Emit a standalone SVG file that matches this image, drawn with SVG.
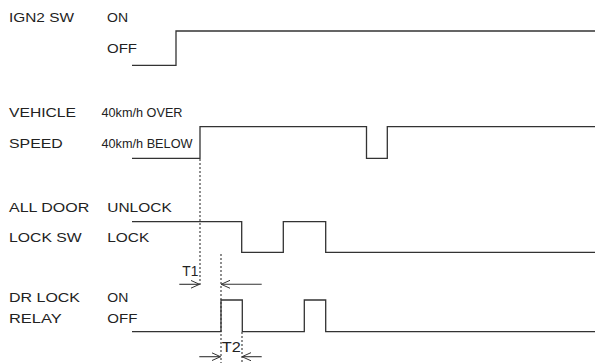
<svg xmlns="http://www.w3.org/2000/svg" width="595" height="363" viewBox="0 0 595 363">
<defs>
<style>
text{font-family:"Liberation Sans",Arial,sans-serif;fill:#222;font-size:13px}
.t{font-size:14.5px}
.sig{fill:none;stroke:#333;stroke-width:1.3}
.dot{fill:none;stroke:#333;stroke-width:1.1;stroke-dasharray:2 2}
.arr{fill:none;stroke:#333;stroke-width:1.1}
</style>
<marker id="ah" viewBox="0 0 10 10" refX="10" refY="5" markerWidth="9" markerHeight="9" markerUnits="userSpaceOnUse" orient="auto">
<path d="M0,0.5 L10,5 L0,9.5" fill="none" stroke="#333" stroke-width="1.1"/>
</marker>
</defs>
<rect width="595" height="363" fill="#fff"/>
<g id="ign2">
<text x="9" y="21.7" textLength="65" lengthAdjust="spacingAndGlyphs">IGN2 SW</text>
<text x="107" y="22.3" textLength="21" lengthAdjust="spacingAndGlyphs">ON</text>
<text x="107" y="52.7" textLength="30" lengthAdjust="spacingAndGlyphs">OFF</text>
<path class="sig" d="M132,65.3 H176 V31 H595"/>
</g>
<g id="speed">
<text x="9" y="117.2" textLength="67" lengthAdjust="spacingAndGlyphs">VEHICLE</text>
<text x="101.5" y="116.8" textLength="81" lengthAdjust="spacingAndGlyphs">40km/h OVER</text>
<text x="9" y="148.2" textLength="53.7" lengthAdjust="spacingAndGlyphs">SPEED</text>
<text x="101.5" y="148" textLength="91" lengthAdjust="spacingAndGlyphs">40km/h BELOW</text>
<path class="sig" d="M132,158.3 H200 V126.7 H366.5 V158.3 H387.3 V126.7 H595"/>
</g>
<g id="lock">
<text x="9" y="211.6" textLength="80.3" lengthAdjust="spacingAndGlyphs">ALL DOOR</text>
<text x="107.3" y="211.6" textLength="64.4" lengthAdjust="spacingAndGlyphs">UNLOCK</text>
<text x="9" y="242.2" textLength="72.7" lengthAdjust="spacingAndGlyphs">LOCK SW</text>
<text x="107.3" y="242.2" textLength="42" lengthAdjust="spacingAndGlyphs">LOCK</text>
<path class="sig" d="M132,221.7 H241.7 V252.3 H283.3 V221.7 H325.7 V252.3 H595"/>
</g>
<g id="relay">
<text x="9" y="301.6" textLength="71" lengthAdjust="spacingAndGlyphs">DR LOCK</text>
<text x="107.3" y="301.6" textLength="21" lengthAdjust="spacingAndGlyphs">ON</text>
<text x="9" y="322.6" textLength="52.7" lengthAdjust="spacingAndGlyphs">RELAY</text>
<text x="107.3" y="322.6" textLength="30" lengthAdjust="spacingAndGlyphs">OFF</text>
<path class="sig" d="M132,331.7 H221 V300 H242.3 V331.7 H304.3 V300 H325.7 V331.7 H595"/>
</g>
<g id="connectors">
<line class="dot" x1="200" y1="159" x2="200" y2="287"/>
<line class="dot" x1="221" y1="254" x2="221" y2="363"/>
<line class="dot" x1="242" y1="332" x2="242" y2="363"/>
<line class="arr" x1="179.3" y1="284.3" x2="199.5" y2="284.3" marker-end="url(#ah)"/>
<line class="arr" x1="261.7" y1="284.3" x2="221.2" y2="284.3" marker-end="url(#ah)"/>
<line class="arr" x1="199.3" y1="356.7" x2="220.5" y2="356.7" marker-end="url(#ah)"/>
<line class="arr" x1="261.7" y1="356.7" x2="242" y2="356.7" marker-end="url(#ah)"/>
</g>
<g id="labels">
<text class="t" x="182.3" y="275.5" textLength="16" lengthAdjust="spacingAndGlyphs">T1</text>
<text class="t" x="221.7" y="351.7" textLength="19" lengthAdjust="spacingAndGlyphs">T2</text>
</g>
</svg>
::::
Every line of text is to be repeated exactly; pictures are left out.

Emit a standalone SVG file that matches this image, drawn with SVG.
<svg xmlns="http://www.w3.org/2000/svg" width="595" height="363" viewBox="0 0 595 363">
<defs>
<style>
text{font-family:"Liberation Sans",Arial,sans-serif;fill:#222;font-size:13px}
.t{font-size:14.5px}
.sig{fill:none;stroke:#333;stroke-width:1.3}
.dot{fill:none;stroke:#333;stroke-width:1.1;stroke-dasharray:2 2}
.arr{fill:none;stroke:#333;stroke-width:1.1}
</style>
<marker id="ah" viewBox="0 0 10 10" refX="10" refY="5" markerWidth="9" markerHeight="9" markerUnits="userSpaceOnUse" orient="auto">
<path d="M0,0.5 L10,5 L0,9.5" fill="none" stroke="#333" stroke-width="1.1"/>
</marker>
</defs>
<rect width="595" height="363" fill="#fff"/>
<g id="ign2">
<text x="9" y="21.7" textLength="65" lengthAdjust="spacingAndGlyphs">IGN2 SW</text>
<text x="107" y="22.3" textLength="21" lengthAdjust="spacingAndGlyphs">ON</text>
<text x="107" y="52.7" textLength="30" lengthAdjust="spacingAndGlyphs">OFF</text>
<path class="sig" d="M132,65.3 H176 V31 H595"/>
</g>
<g id="speed">
<text x="9" y="117.2" textLength="67" lengthAdjust="spacingAndGlyphs">VEHICLE</text>
<text x="101.5" y="116.8" textLength="81" lengthAdjust="spacingAndGlyphs">40km/h OVER</text>
<text x="9" y="148.2" textLength="53.7" lengthAdjust="spacingAndGlyphs">SPEED</text>
<text x="101.5" y="148" textLength="91" lengthAdjust="spacingAndGlyphs">40km/h BELOW</text>
<path class="sig" d="M132,158.3 H200 V126.7 H366.5 V158.3 H387.3 V126.7 H595"/>
</g>
<g id="lock">
<text x="9" y="211.6" textLength="80.3" lengthAdjust="spacingAndGlyphs">ALL DOOR</text>
<text x="107.3" y="211.6" textLength="64.4" lengthAdjust="spacingAndGlyphs">UNLOCK</text>
<text x="9" y="242.2" textLength="72.7" lengthAdjust="spacingAndGlyphs">LOCK SW</text>
<text x="107.3" y="242.2" textLength="42" lengthAdjust="spacingAndGlyphs">LOCK</text>
<path class="sig" d="M132,221.7 H241.7 V252.3 H283.3 V221.7 H325.7 V252.3 H595"/>
</g>
<g id="relay">
<text x="9" y="301.6" textLength="71" lengthAdjust="spacingAndGlyphs">DR LOCK</text>
<text x="107.3" y="301.6" textLength="21" lengthAdjust="spacingAndGlyphs">ON</text>
<text x="9" y="322.6" textLength="52.7" lengthAdjust="spacingAndGlyphs">RELAY</text>
<text x="107.3" y="322.6" textLength="30" lengthAdjust="spacingAndGlyphs">OFF</text>
<path class="sig" d="M132,331.7 H221 V300 H242.3 V331.7 H304.3 V300 H325.7 V331.7 H595"/>
</g>
<g id="connectors">
<line class="dot" x1="200" y1="159" x2="200" y2="287"/>
<line class="dot" x1="221" y1="254" x2="221" y2="363"/>
<line class="dot" x1="242" y1="332" x2="242" y2="363"/>
<line class="arr" x1="179.3" y1="284.3" x2="199.5" y2="284.3" marker-end="url(#ah)"/>
<line class="arr" x1="261.7" y1="284.3" x2="221.2" y2="284.3" marker-end="url(#ah)"/>
<line class="arr" x1="199.3" y1="356.7" x2="220.5" y2="356.7" marker-end="url(#ah)"/>
<line class="arr" x1="261.7" y1="356.7" x2="242" y2="356.7" marker-end="url(#ah)"/>
</g>
<g id="labels">
<text class="t" x="182.3" y="275.5" textLength="16" lengthAdjust="spacingAndGlyphs">T1</text>
<text class="t" x="221.7" y="351.7" textLength="19" lengthAdjust="spacingAndGlyphs">T2</text>
</g>
</svg>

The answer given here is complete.